In the interest of fairness, I should point out that oftentimes, lighter-skinned Indians despise darker-skinned Indians every bit as much as much as they despise us people of African ancestry. Apart from that, there is also considerable antipathy between North Indians and South Indians.
Indians outside of India endlessly complain about the intolerance and racism they have to put up with in places like Europe, the US, Canada, Australia, the Middle East and even Africa. These very same Indians conveniently choose to ignore the fact that Indians themselves can be such pathological bigots against their fellow Indians, other Asians and especially people of African ancestry.
In Amritsar, one of my best friends was Gyan, a Nepali whom I initially mistook for a Chinese.
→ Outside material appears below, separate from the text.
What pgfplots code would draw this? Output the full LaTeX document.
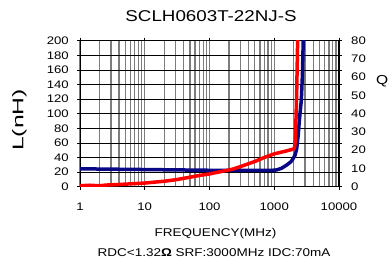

Indians disdainfully call him “Chinki” or “Bahadur,” which Gyan hated. As a matter of fact, Indian citizens from India’s North-Eastern states, who often have Chinese facial features are routinely referred to, usually disparagingly as “Chinkis.”
I have a very good friend “Terrence,” also an African-American in the IT field. His wife “Rekha” is the the assertive and independent-minded daughter of Gujarati Jains who arrived in the US when shewas 7 years old. She and her husband met in graduate school and have been married more than ten years now. They have got 3 kids, all of them with dark complexion and curly hair, physical traits which her relatives back in Gujarat hated. When she took her kids to Gujarat for the first time, her Gujarati relatives took to calling them, usually disparagingly, “Africans” and “Blackies.” She finally had enough, especially since the older kids were now old enough to understand what was being said about them. So shegave the offending relatives the following ultimatum, “Treat my kids right, or get out of my life — and stay out of my life!”
India is a great country to visit briefly, because the country itself is endlessly fascinating. An American journalist once described India as “a land of jarring incongruities.” That is what makes India such a worthwhile tourist destination. Some African-Americans have sought my advice about going to Indian for hands-on IT training. My stock advice to them is be prepared to deal with unabashed in-your-bigotry because Indians hate dark-skinned people, including fellow-Indians. You can expect to have things even worse if you are somebody of African ancestry. As for housing, be prepared to live long term in a hotel. Available housing can be hard to get even if you are an Indian. Because Indian landlords routinely discriminate even against fellow Indians who happen to be from the “wrong” part of India, speak the “wrong” language, belong to the “wrong” religion or caste, etc. As somebody of African ancestry, you face a double whammy in a culture that hates dark skin.
If you are Caucasian or White, you should be alright, since the people automatically show respect for white-skinned people. Heck, I have seen Indians discriminating against fellow Indians in favor of White foreigners. This is NOT an anti-Indian rant, just my experiences and observations. My apologies in advance for any toes I might step upon.